At first glance it would seem that we’re all quite familiar with the topic at hand. We routinely hear the term “Muslim fundamentalist,” the terms continuously conjoined, connoting cause and effect. But Bennoune’s subject is actually a largely invisible one. If we go by popular Western media, it would seem that the fight against Muslim fundamentalism is the lonely cause of the West, a war of Civilization over Terror. But the portraits in Your Fatwa Does Not Apply Here find Muslims on the front lines against the fundamentalists. A theater company in Pakistan puts on performances even after a bombing sent glass flying into the audience. Afghanistan’s first female chief prosecutor, protected by 23 bodyguards, investigates Taliban violence against women after an attack that nearly killed her children. And though she does not claim to be a protagonist herself, by writing this book Bennoune does indeed join the brave company of those she writes about.

A secular Arab alienated by fundamentalism who, through the process of researching this book achieves a kind of reconcilation with many aspects of her cultural heritage, Bennoune undertakes a project of epic scope. She conducts interviews in France, Algeria, Niger, Paksitan, Turkey, several destinations in Russia, Palestine/Israel, Egypt, Tunisia, Senegal, Afghanistan, Canada, and Mali. In addition, she writes, “I met with Somali and Iranian refugees in the United States and in Europe. I skyped women acdtivists in Saudi Arabia and Sudan and consulted vistors from Iraq, Turkey and Malaysia.”

Throughout, Bennoune displays a first rate literary sensibility, with finely detailed profiles that cast the reader deep into the point of view of her subjects. We receive necessary historical context, nuanced political analysis, brisk narrative, and just the right balance between the author’s subjectivity and writerly distance. Bennoune is acutely aware of the ethical problems inherent in literary representations and the particular ramifications of rendering her subjects in the midst of a global conflict where all sides employ stereotype for the sake of advancing their agendas. At all costs, she wants to avoid victimizing those who’ve already been victimized.

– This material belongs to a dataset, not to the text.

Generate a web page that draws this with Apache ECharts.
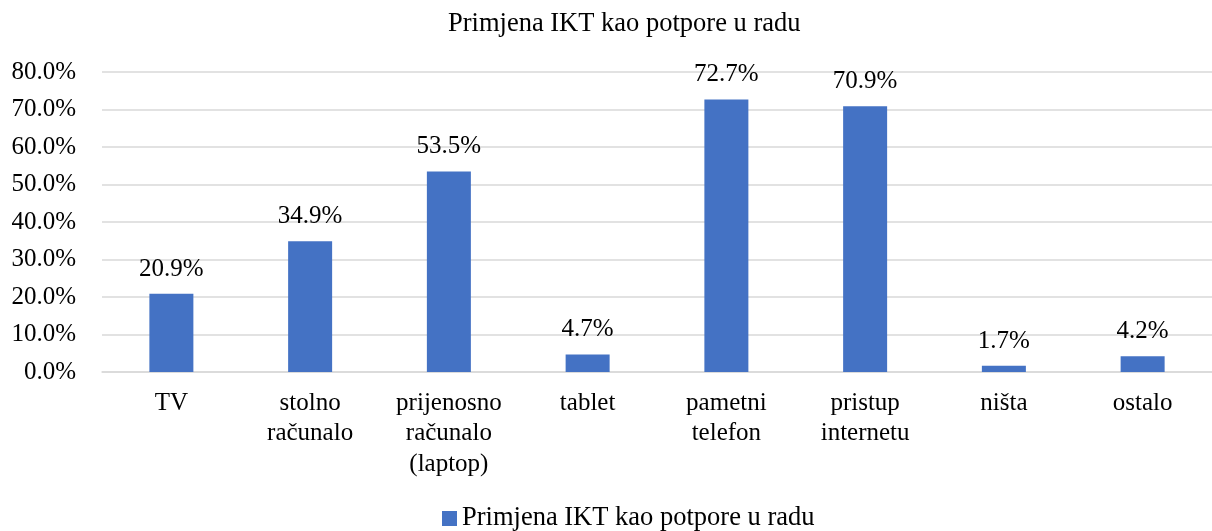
<!DOCTYPE html>
<html>
<head>
<meta charset="utf-8">
<script src="https://cdn.jsdelivr.net/npm/echarts@6/dist/echarts.min.js"></script>
<style>
  html, body { margin: 0; padding: 0; background: #fff; }
  #chart { width: 1212px; height: 531px; }
</style>
</head>
<body>
<div id="chart"></div>
<script>
const categories = ['TV', 'stolno\nračunalo', 'prijenosno\nračunalo\n(laptop)', 'tablet', 'pametni\ntelefon', 'pristup\ninternetu', 'ništa', 'ostalo']
const values = [20.9, 34.9, 53.5, 4.7, 72.7, 70.9, 1.7, 4.2]
const seriesName = 'Primjena IKT kao potpore u radu'

const font = '"Liberation Serif", "Times New Roman", serif'

const chart = echarts.init(document.getElementById('chart'), null, { renderer: 'canvas' })

chart.setOption({
  animation: false,
  title: {
    text: seriesName,
    left: 448,
    top: 11,
    padding: 0,
    textStyle: { fontFamily: font, fontSize: 26.5, fontWeight: 'normal', color: '#000' }
  },
  legend: {
    data: [seriesName],
    left: 442,
    top: 505,
    padding: 0,
    icon: 'rect',
    itemWidth: 15,
    itemHeight: 15,
    textStyle: { fontFamily: font, fontSize: 26.5, color: '#000' }
  },
  grid: {
    left: 102,
    top: 72,
    width: 1123,
    height: 300,
    containLabel: false
  },
  xAxis: {
    type: 'category',
    data: categories,
    axisTick: { show: false },
    axisLine: { lineStyle: { color: '#d9d9d9', width: 1.5 } },
    axisLabel: {
      fontFamily: font,
      fontSize: 25,
      color: '#000',
      lineHeight: 30.5,
      interval: 0,
      margin: 16
    }
  },
  yAxis: {
    type: 'value',
    min: 0,
    max: 80,
    interval: 10,
    axisLine: { show: false },
    axisTick: { show: false },
    splitLine: { lineStyle: { color: '#d9d9d9', width: 1.5 } },
    axisLabel: {
      fontFamily: font,
      fontSize: 25,
      color: '#000',
      margin: 26,
      formatter: v => v.toFixed(1) + '%'
    }
  },
  series: [{
    name: seriesName,
    type: 'bar',
    data: values,
    barWidth: 44,
    itemStyle: { color: '#4472C4' },
    label: {
      show: true,
      position: 'top',
      distance: 12,
      fontFamily: font,
      fontSize: 25,
      color: '#000',
      formatter: p => p.value.toFixed(1) + '%'
    }
  }]
})
</script>
</body>
</html>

Born and raised in Algeria and the United States, Karima Bennoune bridges cultures, languages, histories and is in a perfect position to reveal what she calls “one of the most overlooked human rights struggles in the world.”

Your Fatwa Does Not Apply Here is a timely and eloquent call to support those who fight against Muslim fundamentalism — and for the West to recognize its complicity in its rise, to recognize its own brand of fundamentalism in the way it reduces the Muslim other. It is not an easy path towards peace, but quite possibly the only one.